Why did Oregon voters approve pot, but not GMO labels? Why no scholarship fund for Oregon students, nor driver cards for undocumented immigrants? Journalist Jacob Lewin offers these observations on Election 2014:

“In opting to legalize marijuana, Oregonians were probably seeing illegal pot as a form of prohibition that wasn’t working. Having Washington state lead the way on this was probably a factor. The sheriff of King County said in ads for the pro-pot campaign in Oregon that it was working in Washington and that revenues were going to schools and police and not to drug cartels. With recreational marijuana also legal in Colorado, Oregon became the third state to legalize. We were quickly followed by Alaska last night. It will also be legal to use marijuana in Washington DC.

The measure to require labels on food with genetically modified organisms is narrowly failing. The campaigns against it and for it were the most expensive in Oregon. For some, the anti-labeling campaign may have backfired.
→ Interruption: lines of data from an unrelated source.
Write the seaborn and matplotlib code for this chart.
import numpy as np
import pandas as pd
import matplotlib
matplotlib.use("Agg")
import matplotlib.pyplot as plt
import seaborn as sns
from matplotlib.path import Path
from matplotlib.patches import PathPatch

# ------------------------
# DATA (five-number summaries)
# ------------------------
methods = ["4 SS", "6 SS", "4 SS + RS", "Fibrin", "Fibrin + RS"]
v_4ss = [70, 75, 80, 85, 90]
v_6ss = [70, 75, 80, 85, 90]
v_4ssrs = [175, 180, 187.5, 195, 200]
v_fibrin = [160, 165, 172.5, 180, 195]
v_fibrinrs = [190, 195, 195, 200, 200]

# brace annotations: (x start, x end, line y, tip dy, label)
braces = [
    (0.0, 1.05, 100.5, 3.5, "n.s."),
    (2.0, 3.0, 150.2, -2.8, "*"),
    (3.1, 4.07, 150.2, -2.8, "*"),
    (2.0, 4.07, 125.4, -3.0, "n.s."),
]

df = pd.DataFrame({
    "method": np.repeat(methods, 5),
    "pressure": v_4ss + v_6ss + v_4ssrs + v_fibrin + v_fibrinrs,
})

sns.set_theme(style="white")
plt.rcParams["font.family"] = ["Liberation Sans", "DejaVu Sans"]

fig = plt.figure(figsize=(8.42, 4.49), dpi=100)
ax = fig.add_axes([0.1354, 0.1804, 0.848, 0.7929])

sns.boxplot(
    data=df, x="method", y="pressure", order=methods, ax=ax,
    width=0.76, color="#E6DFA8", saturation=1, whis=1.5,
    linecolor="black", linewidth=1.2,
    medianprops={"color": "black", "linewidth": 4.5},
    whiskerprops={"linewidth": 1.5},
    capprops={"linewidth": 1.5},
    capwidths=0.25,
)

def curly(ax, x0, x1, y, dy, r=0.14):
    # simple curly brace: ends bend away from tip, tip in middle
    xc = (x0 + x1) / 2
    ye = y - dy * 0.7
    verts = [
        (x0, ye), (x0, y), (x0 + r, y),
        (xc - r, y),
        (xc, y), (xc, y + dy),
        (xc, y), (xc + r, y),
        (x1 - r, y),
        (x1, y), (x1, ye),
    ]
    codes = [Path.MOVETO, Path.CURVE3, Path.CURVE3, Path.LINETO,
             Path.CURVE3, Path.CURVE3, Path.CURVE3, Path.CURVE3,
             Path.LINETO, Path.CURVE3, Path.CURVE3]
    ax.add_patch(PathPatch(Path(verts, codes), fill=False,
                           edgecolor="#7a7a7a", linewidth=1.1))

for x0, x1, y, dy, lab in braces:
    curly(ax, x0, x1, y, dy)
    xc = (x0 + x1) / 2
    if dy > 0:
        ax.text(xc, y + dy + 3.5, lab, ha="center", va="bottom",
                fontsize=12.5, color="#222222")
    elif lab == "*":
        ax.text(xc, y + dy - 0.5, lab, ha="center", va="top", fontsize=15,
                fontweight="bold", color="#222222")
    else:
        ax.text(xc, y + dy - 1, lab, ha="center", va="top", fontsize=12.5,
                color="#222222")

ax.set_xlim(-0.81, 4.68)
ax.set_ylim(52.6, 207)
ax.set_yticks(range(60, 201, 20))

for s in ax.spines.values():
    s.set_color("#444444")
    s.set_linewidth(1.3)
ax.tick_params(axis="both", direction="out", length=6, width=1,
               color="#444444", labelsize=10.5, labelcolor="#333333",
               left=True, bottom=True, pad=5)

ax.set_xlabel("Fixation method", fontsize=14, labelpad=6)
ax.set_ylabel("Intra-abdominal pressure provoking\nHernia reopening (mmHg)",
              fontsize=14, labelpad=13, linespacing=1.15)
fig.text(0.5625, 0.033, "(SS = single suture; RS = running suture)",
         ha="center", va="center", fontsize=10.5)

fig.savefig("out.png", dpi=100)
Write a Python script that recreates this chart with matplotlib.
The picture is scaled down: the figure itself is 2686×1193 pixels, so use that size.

The idea that labels would create fear and misunderstanding was probably offensive to some voters who thought they’d be able to read the labels without being scared.

While most of the pro-labeling voters were probably also anti-GMO and most of the labeling foes pro-GMO there were also some people in the middle. They think some of the important questions, such as how much pesticide use would increase with increased use of GMO’s and how that squares with solving world hunger, are questions that have not been answered. Labeling would give them a choice until we get those answers. Still, Oregon would have been the first state to pass a GMO labeling ballot measure and that probably was a factor. Legislators in Vermont passed one, to take effect in 2016.

One surprise, to me at least, was the very weak showing for a measure that would have created a state college scholarship fund. Oregon has heavily disinvested in higher education over the years and we do a relatively poor job of helping poor and middle class kids with financial aid. This at a time when there’s a full-blown student debt crisis. It’s possible that voters did not want the state to go into more debt, which was central to this measure.

The drubbing of a measure that would have let residents who are undocumented immigrants get drivers’ licenses will be taken hard by Oregon’s half million Latinos. While the great majority are not undocumented immigrants, most do have family members who are, and this both continues a hardship for them and they will be hurt and offended by the vote. Many of them think if the great majority of the 175-thousand undocumented immigrants in Oregon were Canadian and not Mexican, it would not have come to this.”

Oregonians also rejected the “Open Primary” proposal, which would have included voters of any party – and propelled the top two candidates to a feneral election. News partner OPB reports Measure 90 went down, despite an infusion of out-of-state money in its favor.